Saturday, 6 July 2019

Interest on Loans - How Does It Work

Interest on Loans - How Does It Work

I want to talk about something that it's huge when personal finance and we're talking about interest. What is it, how does it work, is it good, is it bad honestly but it doesn't mean that it's confusing, but I really want to make sure that everyone understands how interest work because it is a very big factor when it comes to personal finance.

I'm going to break this article in 2 parts, how is it good for you, how is it bad for you. I don't know how you like to take your news but I've got good news and bad news, I normally take the bad news first, so we're going to start there.

  • When most people hear the term interest it's normally because they're talking about a loan. What is the interest rate on loan your credit card, your car loan, your mortgage

  • All these are a loan from a bank and they all have an interest rate attached to them when you take out a loan from a bank or credit union they want you to pay off the original amount that you borrowed 

Let's say you borrowed $10,000 buy a car they want you to pay that $10,000 back plus interest which is extra money that goes to the bank. That's how they make their money on loans through interest.
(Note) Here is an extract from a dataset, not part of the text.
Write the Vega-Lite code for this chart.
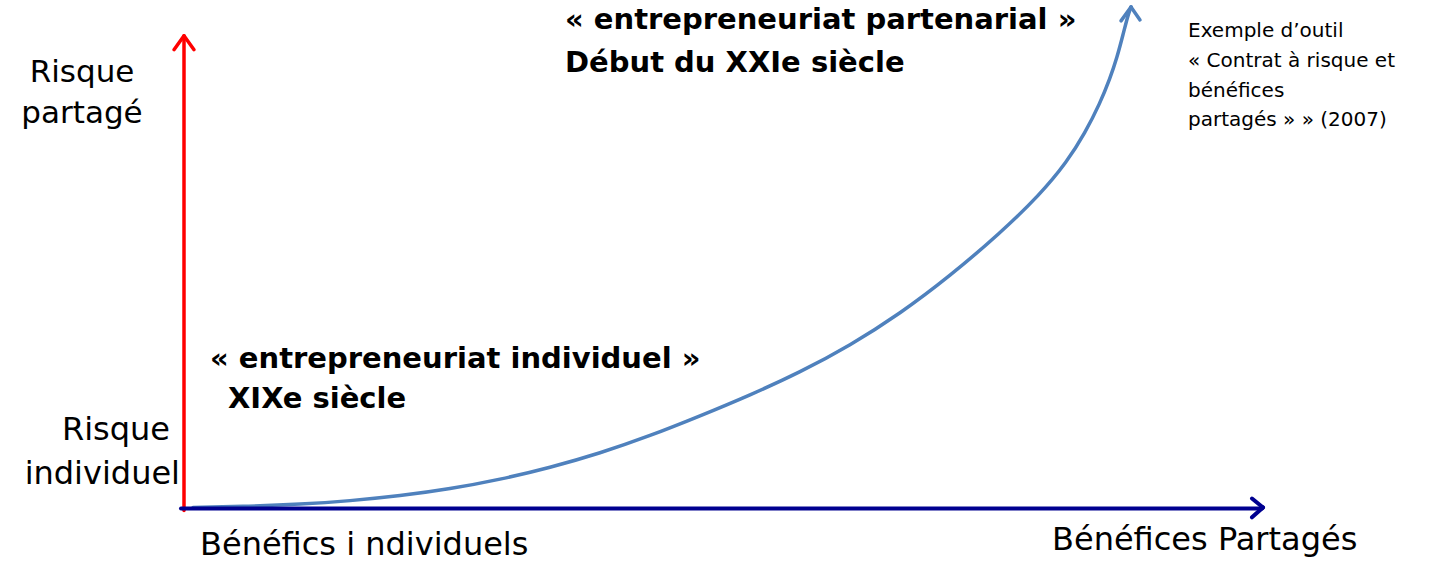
{
  "$schema": "https://vega.github.io/schema/vega-lite/v6.json",
  "width": 1431,
  "height": 568,
  "padding": 0,
  "autosize": {"type": "fit", "contains": "padding"},
  "background": "white",
  "config": {"view": {"stroke": null}},
  "datasets": {
    "red": [
      {"x": 184, "y": 510, "x2": 184, "y2": 33},
      {"x": 174, "y": 46, "x2": 184, "y2": 32},
      {"x": 194, "y": 46, "x2": 184, "y2": 32}
    ],
    "navy": [
      {"x": 181, "y": 508, "x2": 1262, "y2": 508},
      {"x": 1252, "y": 498, "x2": 1263, "y2": 507},
      {"x": 1252, "y": 517, "x2": 1263, "y2": 507}
    ],
    "bluewings": [
      {"x": 1121, "y": 17, "x2": 1131, "y2": 3},
      {"x": 1140, "y": 16, "x2": 1131, "y2": 3}
    ],
    "curve": [
      {"x": 193, "y": 507}, {"x": 250, "y": 505.9}, {"x": 300, "y": 503.9},
      {"x": 350, "y": 500.4}, {"x": 400, "y": 495.4}, {"x": 450, "y": 488.4},
      {"x": 500, "y": 478.9}, {"x": 550, "y": 466.9}, {"x": 600, "y": 452.4},
      {"x": 650, "y": 434.9}, {"x": 700, "y": 414.9}, {"x": 750, "y": 393.9},
      {"x": 800, "y": 370.9}, {"x": 850, "y": 343.9}, {"x": 900, "y": 311.9},
      {"x": 950, "y": 273.9}, {"x": 1000, "y": 230.9}, {"x": 1040, "y": 192},
      {"x": 1067, "y": 159}, {"x": 1085, "y": 130}, {"x": 1100, "y": 100},
      {"x": 1110, "y": 75}, {"x": 1117, "y": 54}, {"x": 1123, "y": 31},
      {"x": 1128, "y": 11}, {"x": 1131, "y": 3}
    ],
    "txtCenter": [
      {"t": "Risque", "x": 82, "y": 79},
      {"t": "partagé", "x": 82, "y": 120}
    ],
    "txtRight": [
      {"t": "Risque", "x": 170, "y": 439},
      {"t": "individuel", "x": 180, "y": 483}
    ],
    "txtLeft": [
      {"t": "Bénéfics i ndividuels", "x": 200, "y": 555},
      {"t": "Bénéfices Partagés", "x": 1052, "y": 550}
    ],
    "txtBold": [
      {"t": "« entrepreneuriat individuel »", "x": 210, "y": 367},
      {"t": "XIXe siècle", "x": 228, "y": 407},
      {"t": "« entrepreneuriat partenarial »", "x": 565, "y": 25},
      {"t": "Début du XXIe siècle", "x": 565, "y": 68}
    ],
    "txtSmall": [
      {"t": "Exemple d’outil", "x": 1188, "y": 33},
      {"t": "« Contrat à risque et", "x": 1188, "y": 63},
      {"t": "bénéfices", "x": 1188, "y": 94},
      {"t": "partagés » » (2007)", "x": 1188, "y": 123}
    ]
  },
  "layer": [
    {
      "data": {"name": "curve"},
      "mark": {"type": "line", "color": "#4F81BD", "strokeWidth": 3.5, "interpolate": "basis", "strokeCap": "round"},
      "encoding": {
        "x": {"field": "x", "type": "quantitative", "scale": {"domain": [0, 1431], "nice": false, "zero": false}, "axis": null},
        "y": {"field": "y", "type": "quantitative", "scale": {"domain": [0, 568], "nice": false, "zero": false, "reverse": true}, "axis": null},
        "order": {"field": "x", "type": "quantitative"}
      }
    },
    {
      "data": {"name": "bluewings"},
      "mark": {"type": "rule", "color": "#4F81BD", "strokeWidth": 3.5, "strokeCap": "round"},
      "encoding": {
        "x": {"field": "x", "type": "quantitative"},
        "y": {"field": "y", "type": "quantitative"},
        "x2": {"field": "x2"},
        "y2": {"field": "y2"}
      }
    },
    {
      "data": {"name": "red"},
      "mark": {"type": "rule", "color": "#FF0000", "strokeWidth": 3.5, "strokeCap": "round"},
      "encoding": {
        "x": {"field": "x", "type": "quantitative"},
        "y": {"field": "y", "type": "quantitative"},
        "x2": {"field": "x2"},
        "y2": {"field": "y2"}
      }
    },
    {
      "data": {"name": "navy"},
      "mark": {"type": "rule", "color": "#000090", "strokeWidth": 4, "strokeCap": "round"},
      "encoding": {
        "x": {"field": "x", "type": "quantitative"},
        "y": {"field": "y", "type": "quantitative"},
        "x2": {"field": "x2"},
        "y2": {"field": "y2"}
      }
    },
    {
      "data": {"name": "txtCenter"},
      "mark": {"type": "text", "font": "DejaVu Sans", "fontSize": 31, "align": "center", "baseline": "alphabetic", "color": "#000000"},
      "encoding": {
        "x": {"field": "x", "type": "quantitative"},
        "y": {"field": "y", "type": "quantitative"},
        "text": {"field": "t"}
      }
    },
    {
      "data": {"name": "txtRight"},
      "mark": {"type": "text", "font": "DejaVu Sans", "fontSize": 32, "align": "right", "baseline": "alphabetic", "color": "#000000"},
      "encoding": {
        "x": {"field": "x", "type": "quantitative"},
        "y": {"field": "y", "type": "quantitative"},
        "text": {"field": "t"}
      }
    },
    {
      "data": {"name": "txtLeft"},
      "mark": {"type": "text", "font": "DejaVu Sans", "fontSize": 32, "align": "left", "baseline": "alphabetic", "color": "#000000"},
      "encoding": {
        "x": {"field": "x", "type": "quantitative"},
        "y": {"field": "y", "type": "quantitative"},
        "text": {"field": "t"}
      }
    },
    {
      "data": {"name": "txtBold"},
      "mark": {"type": "text", "font": "DejaVu Sans", "fontSize": 29, "fontWeight": "bold", "align": "left", "baseline": "alphabetic", "color": "#000000"},
      "encoding": {
        "x": {"field": "x", "type": "quantitative"},
        "y": {"field": "y", "type": "quantitative"},
        "text": {"field": "t"}
      }
    },
    {
      "data": {"name": "txtSmall"},
      "mark": {"type": "text", "font": "DejaVu Sans", "fontSize": 20, "align": "left", "baseline": "alphabetic", "color": "#000000"},
      "encoding": {
        "x": {"field": "x", "type": "quantitative"},
        "y": {"field": "y", "type": "quantitative"},
        "text": {"field": "t"}
      }
    }
  ]
}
How much interest you pay them is entirely based on your rate, so when you're taking out a loan you want to make sure that your interest is as low as possible. Because if you do this it means you're going to give less money to the bank in the form of interest and save you money

  • When it comes to loans it's really simple, you want a low-interest rate, the lower the rate, the less you pay.

What we're going to do is we're going to make a little scenario here, we're going to pretend someone is buying a car.

How Interest on Loan Work

I don't quite want to show you how to calculate interest just yet, I will in another article, but for today's purposes just understand that I've already done the math for this and I know how it works out but in this example 

  • Car Loan: $10,000
  • Term Lenght: 3 years
  • Interest Rate: 2%
  • Loan Interest: $311.59
  • Loan amount ($10,000) + interest ($311.59) =
  • Total Loan Cost: $10,311.59

  • This person wants to buy a car for $10,000
  • They want to pay the car off in 3 years
  • They find a good credit union or banks that give them 2%
  • This person will pay the bank $311.59 in interest
  • That means when he takes the original $10,000 that he borrowed plus his interest over those 3 years, he paid a total of $10,311.59

This truthfully would be considered a pretty good loan.
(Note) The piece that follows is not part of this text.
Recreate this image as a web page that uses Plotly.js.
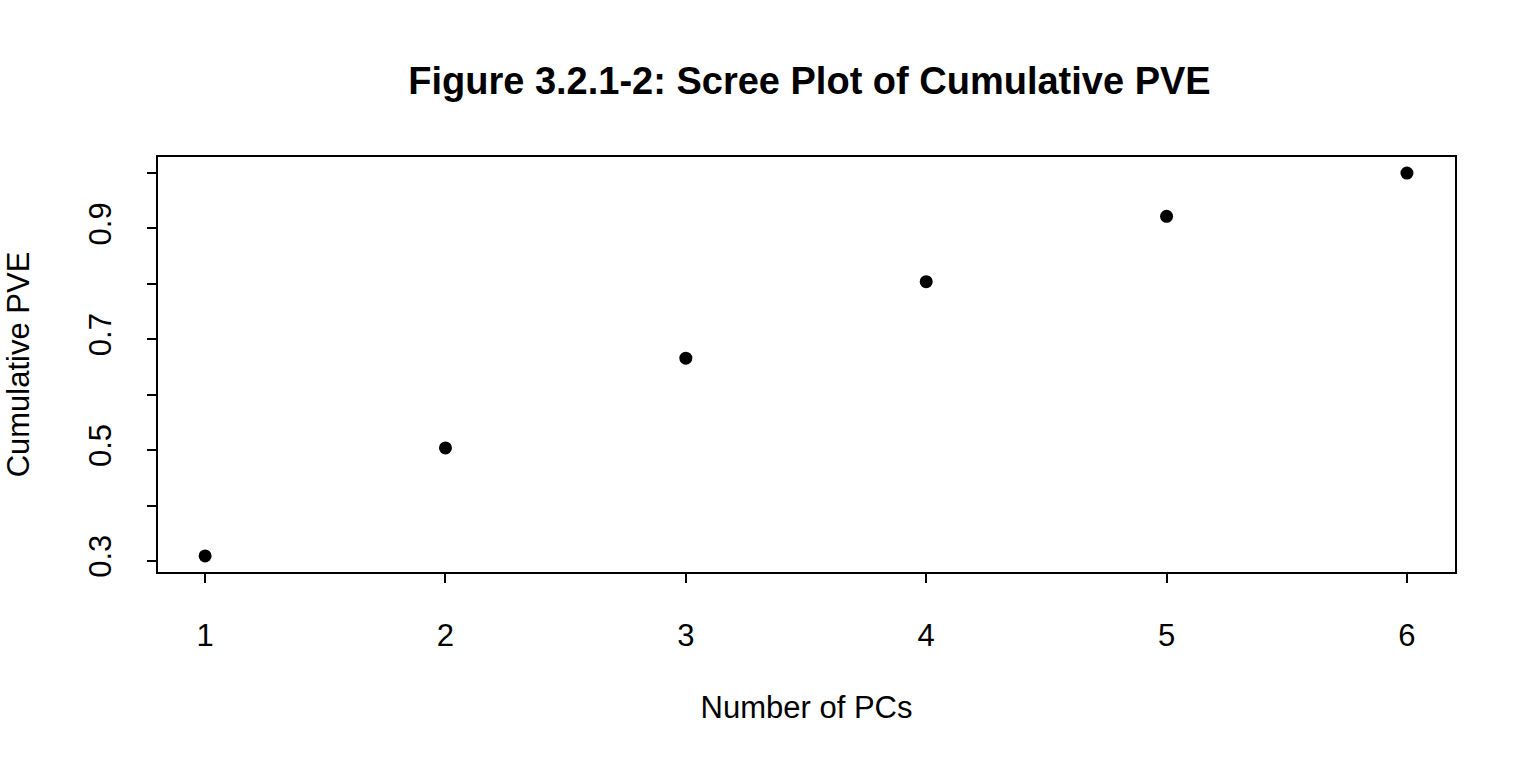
<!DOCTYPE html>
<html><head><meta charset="utf-8">
<script src="https://cdn.plot.ly/plotly-3.0.1.min.js"></script>
<style>body{margin:0;background:#fff}</style></head>
<body><div id="c" style="width:1536px;height:768px"></div>
<script>
const pcs = [1, 2, 3, 4, 5, 6];
const cumPVE = [0.309, 0.504, 0.666, 0.804, 0.922, 1.0];
const yTickVals = [0.3, 0.4, 0.5, 0.6, 0.7, 0.8, 0.9, 1.0];
const yTickText = ['0.3', '', '0.5', '', '0.7', '', '0.9', ''];
const F = 'Liberation Sans, Arial, sans-serif';
Plotly.newPlot('c', [{
  x: pcs, y: cumPVE, mode: 'markers', type: 'scatter',
  marker: {color: '#000', size: 13}
}], {
  width: 1536, height: 768,
  margin: {l: 158, r: 81, t: 157, b: 196},
  paper_bgcolor: '#fff', plot_bgcolor: '#fff',
  font: {family: F, color: '#000', size: 31},
  showlegend: false,
  title: {text: '<b>Figure 3.2.1-2: Scree Plot of Cumulative PVE</b>', font: {size: 38, family: F}, x: 0.527, xanchor: 'center', y: 0.895, yanchor: 'middle'},
  xaxis: {range: [0.804, 6.2], tickvals: pcs, ticks: 'outside', ticklen: 9, tickcolor: '#000', tickwidth: 1.5,
    showline: true, linecolor: '#000', linewidth: 1.5, mirror: true, showgrid: false, zeroline: false,
    ticklabelstandoff: 26, tickfont: {size: 31},
    title: {text: 'Number of PCs', font: {size: 31}, standoff: 44}},
  yaxis: {range: [0.280, 1.029], tickvals: yTickVals, ticktext: yTickText, ticks: 'outside', ticklen: 9, tickcolor: '#000', tickwidth: 1.5,
    tickangle: -90, showline: true, linecolor: '#000', linewidth: 1.5, mirror: true, showgrid: false, zeroline: false,
    ticklabelstandoff: 24, tickfont: {size: 31},
    title: {text: 'Cumulative PVE', font: {size: 31}, standoff: 44}}
}, {displayModeBar: false});
</script></body></html>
Now, let's take a look at what would happen if that person didn't decide to do their homework or research or they just went to the bad bank.

That same person let's say they did a $10,000, 3 years, kept those 2 factors exactly the same, but let changes it, they didn't get 2%, they got 10%

  • New Rate: 10%
  • That comes out to $1617.60
  • Principle + Interest + $11,617.60

That's a difference of $1306.01, I don't know about you but I do not want to pay the bank an extra $1,300 if I don't have to. 
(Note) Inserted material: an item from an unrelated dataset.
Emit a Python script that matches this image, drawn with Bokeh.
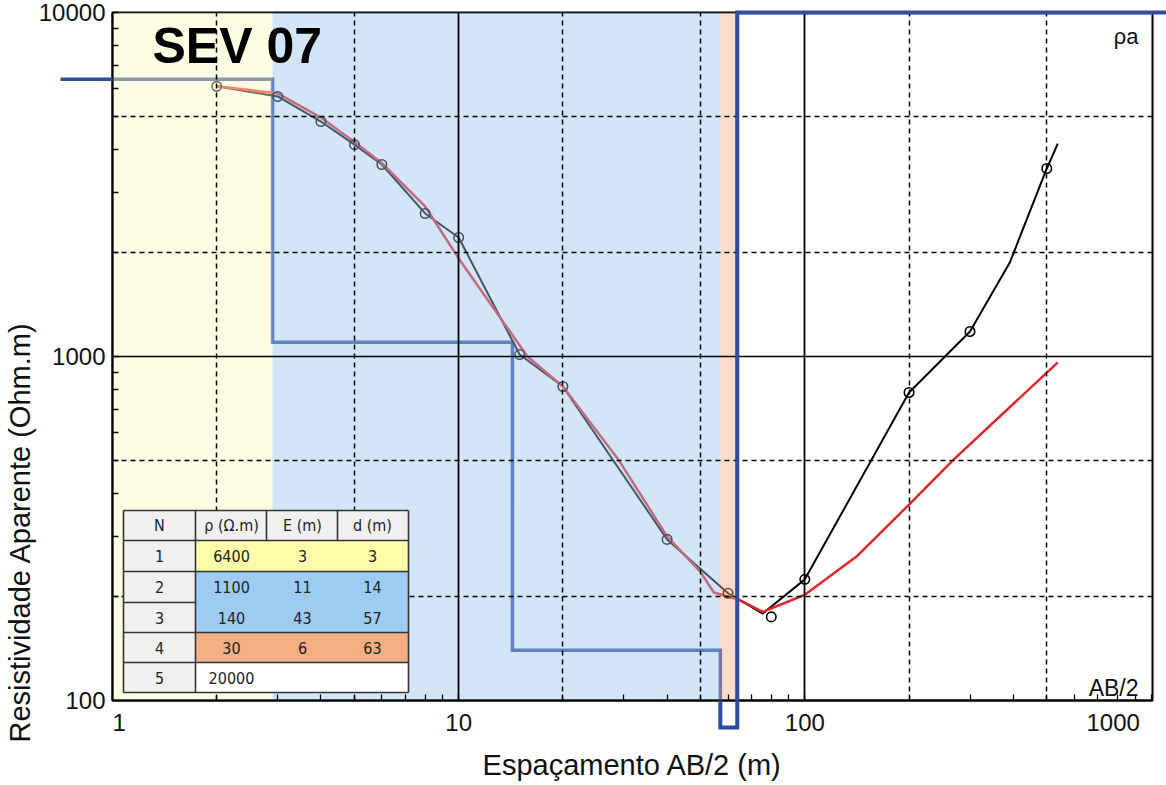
import numpy as np
from bokeh.plotting import figure
from bokeh.models import FixedTicker, Grid, Title, Range1d, ColumnDataSource
from bokeh.core.properties import value
from bokeh.embed import file_html
from bokeh.resources import INLINE

# ---------------- data ----------------
# field measurements: AB/2 (m) and apparent resistivity (Ohm.m)
ab2 = [2, 3, 4, 5, 6, 8, 10, 15, 20, 40, 60, 80, 100, 200, 300, 500]
rho_a = [6100, 5700, 4820, 4130, 3615, 2605, 2218, 1013, 818, 294, 205, 175, 225, 786, 1182, 3520]
# hand-drawn field curve (black)
field_x = [2, 3, 4, 5, 6, 8, 10, 15, 20, 40, 60, 75.6, 100, 200, 300, 391, 500, 538]
field_y = [6100, 5700, 4820, 4130, 3615, 2605, 2218, 1013, 818, 294, 205, 179, 225, 786, 1182, 1876, 3520, 4160]
# model (calculated) curve (red)
model_x = [2, 3, 4, 5, 6, 8, 10, 15.8, 20, 29, 40, 50, 54.6, 63.9, 75.6, 100, 141, 200, 268, 538]
model_y = [6100, 5820, 4950, 4200, 3650, 2730, 1928, 1000, 818, 500, 300, 236, 206, 197, 181, 203, 262, 371, 500, 961]
# layered model
layer_n = [1, 2, 3, 4, 5]
layer_rho = [6400, 1100, 140, 30, 20000]
layer_thk = [3, 11, 43, 6]
layer_depth = [3, 14, 57, 63]
# depths as drawn on the chart
model_depth = [2.9, 14.3, 57, 63.8]

# axis ticks
x_major = [1, 10, 100, 1000]
y_major = [100, 1000, 10000]
x_minor = [m * d for d in (1, 10, 100) for m in range(2, 10)]
y_minor = [m * d for d in (100, 1000) for m in range(2, 10)]
x_dash = [2, 5, 20, 50, 200, 500]
y_dash = [200, 500, 2000, 5000]

# ---------------- layout constants ----------------
W, H = 1166, 785
FL, FR, FT, FB = 112, 1152, 12, 700
X0, X1 = 1, 1010
Y0, Y1 = 100, 10000
LX = np.log10(X1) - np.log10(X0)
LY = np.log10(Y1) - np.log10(Y0)


def px_x(px):
    return 10 ** (np.log10(X0) + (px - FL) / (FR - FL) * LX)


def px_y(py):
    return 10 ** (np.log10(Y1) - (py - FT) / (FB - FT) * LY)


FONT = "Liberation Sans"
NARROW = "DejaVu Sans Condensed, Roboto Condensed, Roboto"

p = figure(width=W, height=H, x_axis_type="log", y_axis_type="log",
           x_range=Range1d(X0, X1), y_range=Range1d(Y0, Y1),
           output_backend="svg", toolbar_location=None,
           min_border_left=FL, min_border_right=W - FR,
           min_border_top=FT, min_border_bottom=H - FB,
           background_fill_color="white", border_fill_color="white")
p.outline_line_color = "black"
p.outline_line_width = 2
p.xgrid.grid_line_color = None
p.ygrid.grid_line_color = None

# ---------------- curves (drawn under the shading) ----------------
NAVY = "#2F4DA0"
# layered model step line (extends a little beyond the axes box, as in the original)
X_LO, X_HI, Y_LO = px_x(60), px_x(1166), px_y(727)
sx, sy = [X_LO], [layer_rho[0]]
for i, d in enumerate(model_depth):
    sx += [d, d]
    sy += [layer_rho[i], layer_rho[i + 1]]
sx.append(X_HI)
sy.append(layer_rho[-1])
sy = [min(max(v, Y_LO), Y1) for v in sy]
p.line(sx, sy, line_color=NAVY, line_width=3.5, line_join="miter")

p.line(field_x, field_y, line_color="black", line_width=2)
p.line(model_x, model_y, line_color="#E3262B", line_width=2.5)
p.scatter(ab2, rho_a, marker="circle", size=9.5, fill_alpha=0,
          line_color="black", line_width=1.6)

# ---------------- layer shading (semi-transparent over the curves) ----------------
shade = ColumnDataSource(dict(
    left=[X0, model_depth[0], model_depth[2]],
    right=[model_depth[0], model_depth[2], model_depth[3]],
    color=["#FDFABF", "#9AC7EC", "#F4B183"]))
p.quad(left="left", right="right", bottom=Y0, top=Y1, source=shade,
       fill_color="color", fill_alpha=0.44, line_alpha=0)

# parts of the model line outside the shading / beyond the axes box, drawn on top
head_x, head_y = [sx[0], X0], [sy[0], sy[0]]
tail_x = [model_depth[2]] + sx[6:]
tail_y = [Y0] + sy[6:]
p.line(head_x, head_y, line_color=NAVY, line_width=3.5, level="annotation")
p.line(tail_x, tail_y, line_color=NAVY, line_width=4, line_join="miter",
       level="annotation")

# ---------------- grid ----------------
p.add_layout(Grid(dimension=0, ticker=FixedTicker(ticks=[10, 100]), level="guide",
                  grid_line_color="black", grid_line_width=1.8))
p.add_layout(Grid(dimension=1, ticker=FixedTicker(ticks=[1000]), level="guide",
                  grid_line_color="black", grid_line_width=1.5))
p.add_layout(Grid(dimension=0, ticker=FixedTicker(ticks=x_dash), level="guide",
                  grid_line_color="black", grid_line_width=1.5, grid_line_dash="5 4"))
p.add_layout(Grid(dimension=1, ticker=FixedTicker(ticks=y_dash), level="guide",
                  grid_line_color="black", grid_line_width=1.5, grid_line_dash="5 4"))

# ---------------- axes ----------------
xa, ya = p.xaxis[0], p.yaxis[0]
xa.ticker = FixedTicker(ticks=x_major, minor_ticks=x_minor)
ya.ticker = FixedTicker(ticks=y_major, minor_ticks=y_minor)
NB = "\u00a0"
xa.major_label_overrides = {1: NB * 2 + "1", 10: "10", 100: "100", 1000: "1000" + NB * 4}
ya.major_label_overrides = {v: str(v) for v in y_major}
for ax in (xa, ya):
    ax.axis_line_color = "black"
    ax.axis_line_width = 2
    ax.major_tick_in = 6
    ax.major_tick_out = 0
    ax.minor_tick_in = 6
    ax.minor_tick_out = 0
    ax.major_tick_line_color = "black"
    ax.minor_tick_line_color = "black"
    ax.major_tick_line_width = 1.3
    ax.minor_tick_line_width = 1.3
    ax.major_label_text_font = FONT
    ax.major_label_text_font_size = "24px"
    ax.major_label_text_color = "#111111"
    ax.axis_label_text_font = FONT
    ax.axis_label_text_font_size = "29px"
    ax.axis_label_text_font_style = "normal"
    ax.axis_label_text_color = "#111111"
xa.axis_label = "Espaçamento AB/2 (m)"
xa.major_label_standoff = 8
xa.axis_label_standoff = 10
ya.major_label_standoff = 7
ya.major_label_orientation = "horizontal"
# y-axis title as a side title, so that it can sit lower along the axis
p.add_layout(Title(text="Resistividade Aparente (Ohm.m)", align="left", offset=-42,
                   text_font=FONT, text_font_size="29px", text_font_style="normal",
                   text_color="#111111", standoff=0), "left")

# ---------------- texts on the chart ----------------
p.text(x=[px_x(152)], y=[px_y(45)], text=["SEV 07"], text_font=value(FONT),
       text_font_style="bold", text_font_size="50px", text_color="black",
       text_baseline="middle", text_align="left", level="annotation")
p.text(x=[px_x(1138)], y=[px_y(36)], text=["ρa"], text_font=value(FONT),
       text_font_size="22px", text_color="#111111", text_baseline="middle",
       text_align="right", level="annotation")
p.text(x=[px_x(1138)], y=[px_y(687)], text=["AB/2"], text_font=value(FONT),
       text_font_size="23px", text_color="#111111", text_baseline="middle",
       text_align="right", level="annotation")

# ---------------- layer table ----------------
col_px = [123, 195, 266, 337, 408]
row_px = [510, 540, 571, 602, 632, 662, 692]
cx = [px_x(v) for v in col_px]
ry = [px_y(v) for v in row_px]
GRAY, YEL, BLU, ORA = "#F0F0F0", "#FEFBAA", "#9DCBF1", "#F4B084"
cells = ColumnDataSource(dict(
    left=[cx[0], cx[0], cx[1], cx[1], cx[1], cx[1]],
    right=[cx[4], cx[1], cx[4], cx[4], cx[4], cx[4]],
    top=[ry[0], ry[1], ry[1], ry[2], ry[4], ry[5]],
    bottom=[ry[1], ry[6], ry[2], ry[4], ry[5], ry[6]],
    color=[GRAY, GRAY, YEL, BLU, ORA, "white"]))
p.quad(left="left", right="right", top="top", bottom="bottom", source=cells,
       fill_color="color", line_alpha=0, level="annotation")
seg_x, seg_y = [], []
for r, c_end in [(0, 4), (1, 4), (2, 4), (3, 1), (4, 4), (5, 4), (6, 4)]:
    seg_x.append([cx[0], cx[c_end]])
    seg_y.append([ry[r], ry[r]])
for c, r_end in [(0, 6), (1, 6), (2, 1), (3, 1), (4, 6)]:
    seg_x.append([cx[c], cx[c]])
    seg_y.append([ry[0], ry[r_end]])
p.multi_line(seg_x, seg_y, line_color="#333333", line_width=1.6, level="annotation")

hdr = ["N", "ρ (Ω.m)", "E (m)", "d (m)"]
col_c = [159, 231, 302, 372]
row_c = [(row_px[i] + row_px[i + 1]) / 2 for i in range(6)]
tx, ty, tt = [], [], []
for j, h in enumerate(hdr):
    tx.append(px_x(col_c[j])); ty.append(px_y(row_c[0])); tt.append(h)
cols = [[str(n) for n in layer_n],
        [str(v) for v in layer_rho],
        [str(v) for v in layer_thk] + [""],
        [str(v) for v in layer_depth] + [""]]
for j, col in enumerate(cols):
    for i, s in enumerate(col):
        if s:
            tx.append(px_x(col_c[j])); ty.append(px_y(row_c[i + 1])); tt.append(s)
p.text(x=tx, y=ty, text=tt, text_font=value(NARROW), text_font_size="16px",
       text_color="#222222", text_align="center", text_baseline="middle",
       level="annotation")

open("out.html", "w").write(file_html(p, INLINE))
This is just one example and honestly, it's kind of a small one, when you're talking about a house or more expensive car, the difference can be tens of thousands of dollars

That was just to illustrate how interest is really important when it comes to loan and why you need to do your research to make sure that you were getting a low-interest rate on your loans.

Now, I'm not going to lie to you what largely determines the interest rate you get on your loan is going to be your credit score.

Alright, we got the bad news out of the way now, how interest rate affects some loans and how it hurts us, now, we can go on to the good part and see how it intersects benefits us.

We have talked about how interest loan hurts us because interest on a loan can be bad but now we're going to talk about how interest can help us and that is banks will actually pay us interest.

  • Many of you probably already know that but for those of you that don't. Banks pay us interest and what is called

Dividends: Interest that banks pay us

This works out almost the exact opposite of loans, because when it comes to dividends we want our interest rate to be as high as possible, the higher the dividend rate or the interest rate, we make more money.

The lower the dividend rate or interest rate the less money that we make.